In 1756, when the Marquis de Pombal suppressed the Society of Jesus in the Portuguese realm, more than 1000 Jesuits were deported back to Lisbon [End Page 148] from Portuguese overseas territories; eleven of them were German missionaries from the three Jesuit provinces of Upper Rhineland, Lower Rhineland, and Upper Germany. In 1767, as a consequence of the Spanish Bourbon suppression of the Company, some 2200 Jesuit missionaries returned to the mother country, among them eighty-eight German Jesuits from the three provinces. This study is a careful and factual reconstruction of the lives of the ninety-nine Jesuit missionaries, using the twenty-six works bequeathed by the missionaries in question, as well as information gathered from forty-one archives in Europe. After a short introduction describing the rising anti-Jesuit sentiments in Spain and Portugal, the author describes the repatriation of Jesuits to Lisbon, their imprisonment (lasting as long as nineteen years), and their eventual release. The harsh treatment for the Jesuit missionaries in Portugal reflected the personal animosity of Pombal and contrasted strongly with the more humane conditions of repatriation and relocation in Spain. In the next chapters, Glüsenkamp describes in detail the repatriation of the German Jesuits to their home provinces and the conditions of their reception. The hardest blow came in 1773, with the papal dissolution of the Society of Jesus. Glüsemkamp reconstructs the lives of many of the group of ninety-nine: some became secular priests, others resided in cloisters of other religious orders, many impoverished and old brothers found refuge in houses of hermits, and still others found support in their own families.

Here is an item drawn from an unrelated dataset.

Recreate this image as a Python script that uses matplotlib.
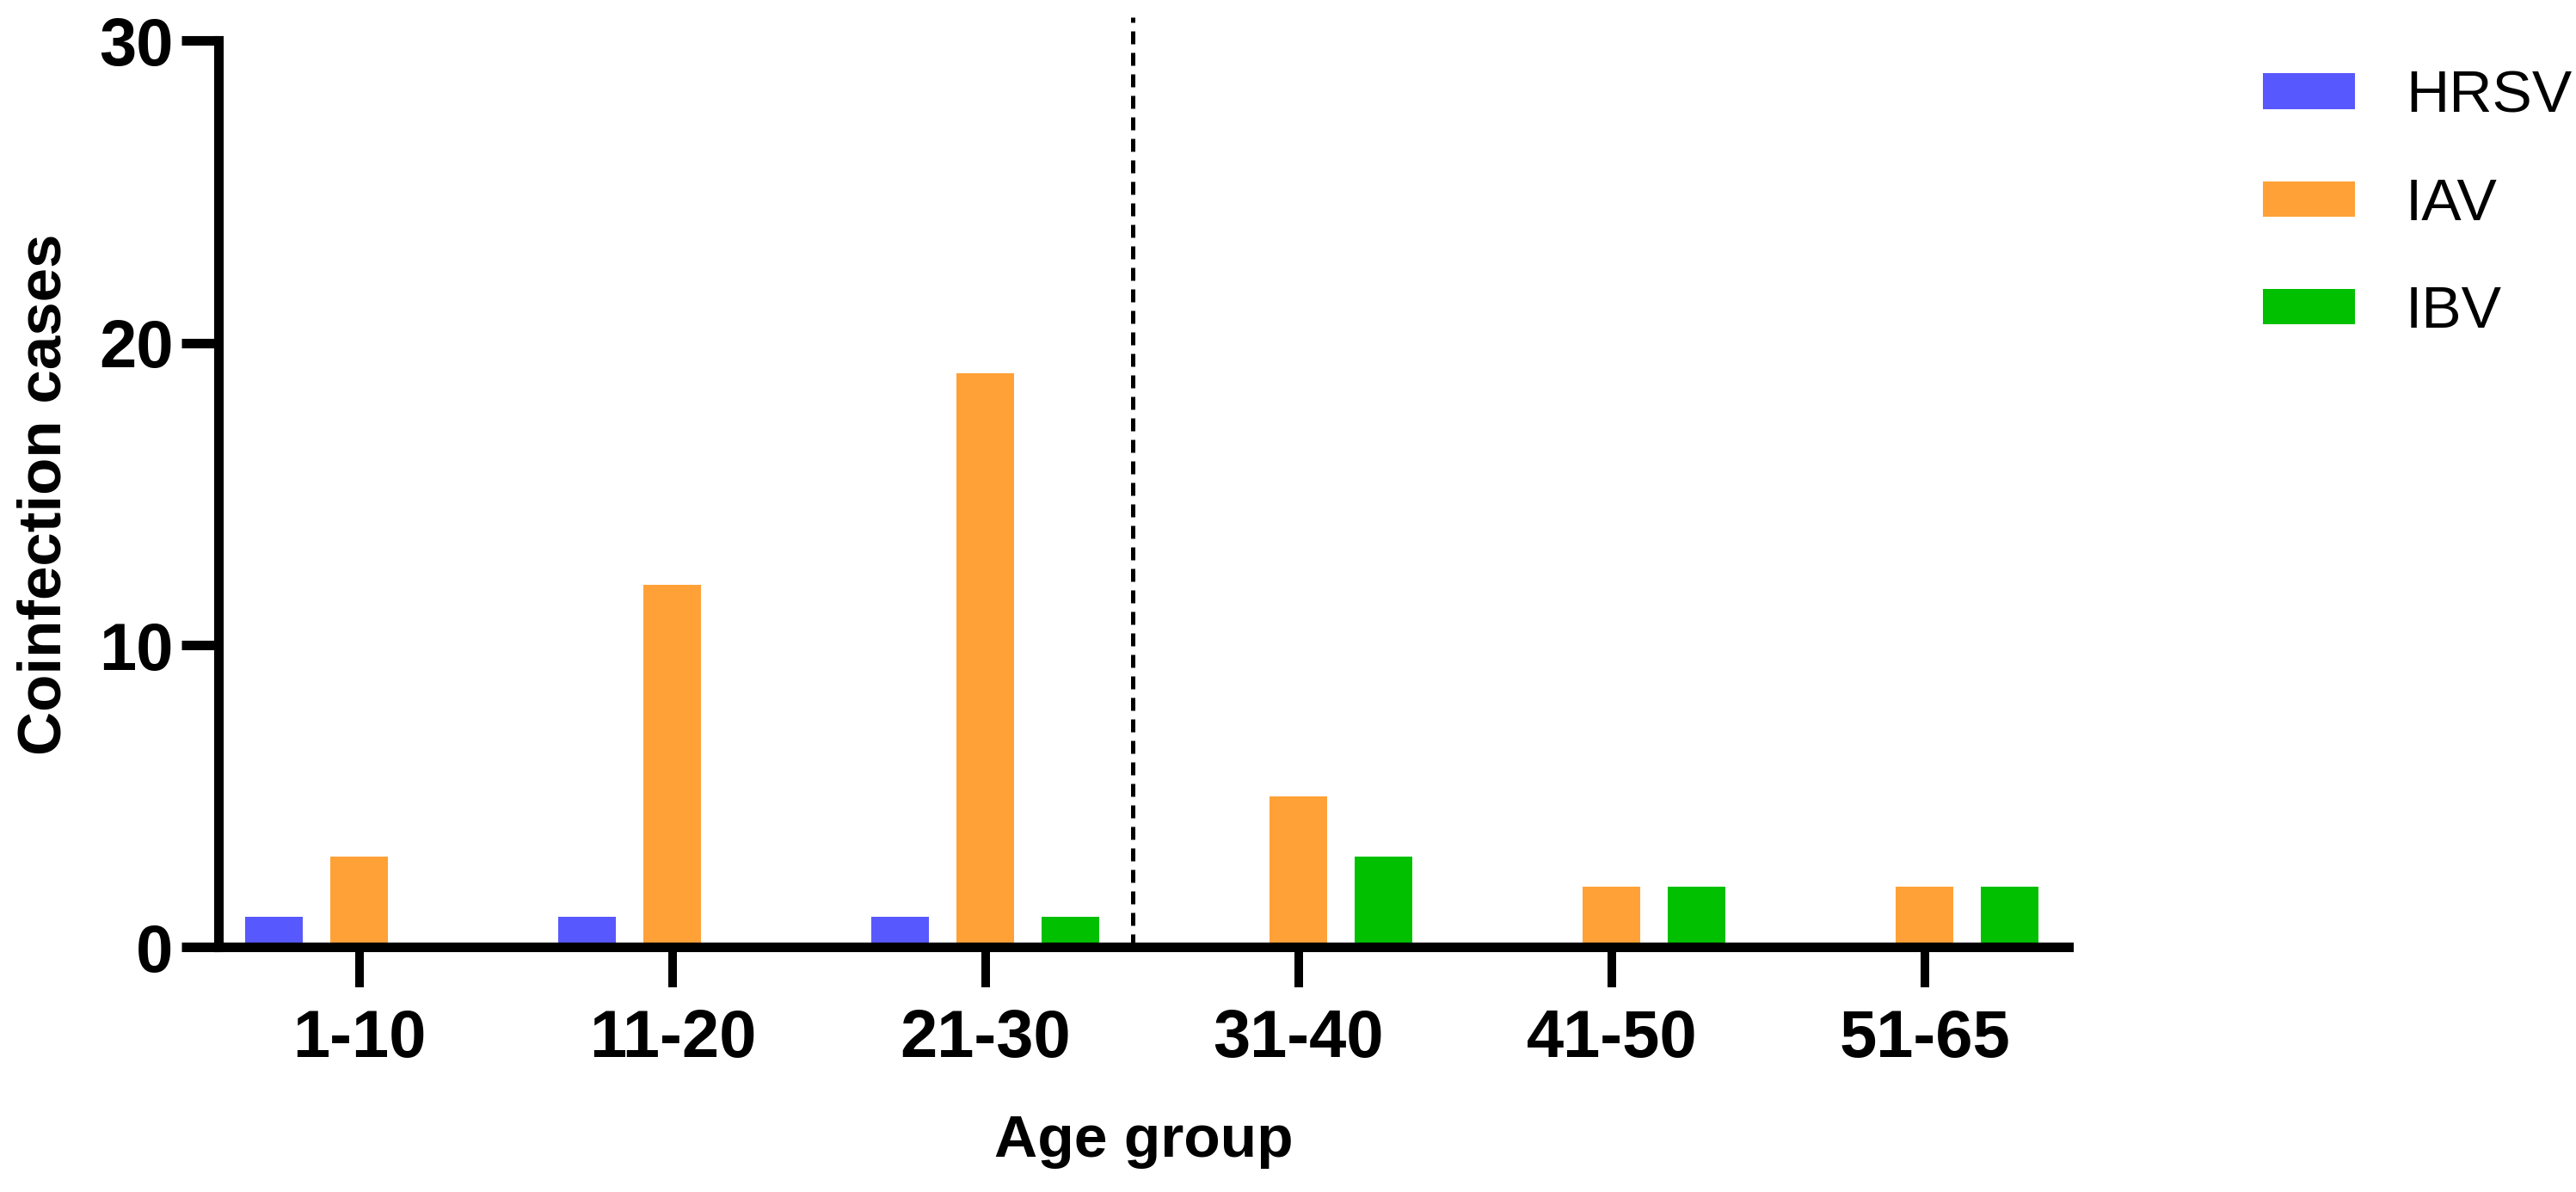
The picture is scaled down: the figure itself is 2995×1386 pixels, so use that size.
import matplotlib
matplotlib.use("Agg")
import matplotlib.pyplot as plt
import numpy as np
from matplotlib.patches import Patch

# ---- data ----
categories = ["1-10", "11-20", "21-30", "31-40", "41-50", "51-65"]
series_names = ["HRSV", "IAV", "IBV"]
hrsv = [1, 1, 1, 0, 0, 0]
iav = [3, 12, 19, 5, 2, 2]
ibv = [0, 0, 1, 3, 2, 2]
colors = ["#5858FF", "#FFA137", "#00C000"]
y_ticks = [0, 10, 20, 30]
separator_x = 2.47

plt.rcParams['font.family'] = ['Liberation Sans', 'DejaVu Sans']

fig = plt.figure(figsize=(29.95, 13.86), dpi=100)
ax = fig.add_axes([0.08497, 0.20527, 0.71803, 0.76046])

x = np.arange(len(categories))
bar_w = 0.184
offs = [-0.272, 0.0, 0.272]
for vals, off, col, name in zip([hrsv, iav, ibv], offs, colors, series_names):
    ax.bar(x + off, vals, width=bar_w, color=col, linewidth=0, label=name, zorder=2)

ax.set_xlim(-0.449, 5.459)
ax.set_ylim(0, 30)

for s in ["top", "right"]:
    ax.spines[s].set_visible(False)
for s in ["left", "bottom"]:
    ax.spines[s].set_linewidth(8)
    ax.spines[s].set_zorder(3)

ax.set_yticks(y_ticks)
ax.set_yticklabels([str(v) for v in y_ticks], fontsize=56, fontweight='bold')
ax.set_xticks(x)
ax.set_xticklabels(categories, fontsize=56, fontweight='bold')
ax.tick_params(axis='y', direction='out', length=31, width=8, pad=7)
ax.tick_params(axis='x', direction='out', length=34, width=7.2, pad=17)

# dashed separator
ax.plot([separator_x, separator_x], [0, 30.78], color='black', lw=3.6,
        linestyle=(0, (3.0, 2.0)), clip_on=False, zorder=1, dash_capstyle='butt')

ax.set_xlabel("Age group", fontsize=50, fontweight='bold')
ax.xaxis.set_label_coords(0.5, -0.1836)
ax.xaxis.label.set_va('top')
ax.set_ylabel("Coinfection cases", fontsize=51, fontweight='bold')
ax.yaxis.set_label_coords(-0.0788, 0.5)

handles = [Patch(facecolor=c, edgecolor='none', label=n) for c, n in zip(colors, series_names)]
fig.legend(handles=handles, loc='upper left', bbox_to_anchor=(0.8785, 0.9416),
           frameon=False, fontsize=50, handlelength=1.54, handleheight=0.548,
           handletextpad=0.85, labelspacing=0.88, borderpad=0, borderaxespad=0)

fig.savefig("out.png", dpi=100)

A few fortunate souls succeeded in joining their brethren in White Russia, where the Society continued to exist, thanks to the refusal of Catherine the Great to acknowledge the papal decree of suppression. One of these was Anselm Eckart, a former missionary in Brazil and a member of the Upper Rhineland province, who died in 1809 in Dünaburg, Belorussia, the last surviving member of the group of exceptional missionaries. Eckart himself had been incarcerated in various Portuguese prisons between 1758 and 1777, one of the longest suffering of the unhappy Jesuits, and yet outlived the rest of his German brethren, dying only a few years before seeing the restoration of his beloved Society.

This careful and factual study comes with six appendices of lists and tables summarizing the biographies and careers of the ninety-nine German Jesuit missionaries. It is a useful addition to the history of the Society of Jesus for a period that has yet to receive more scholarly attention.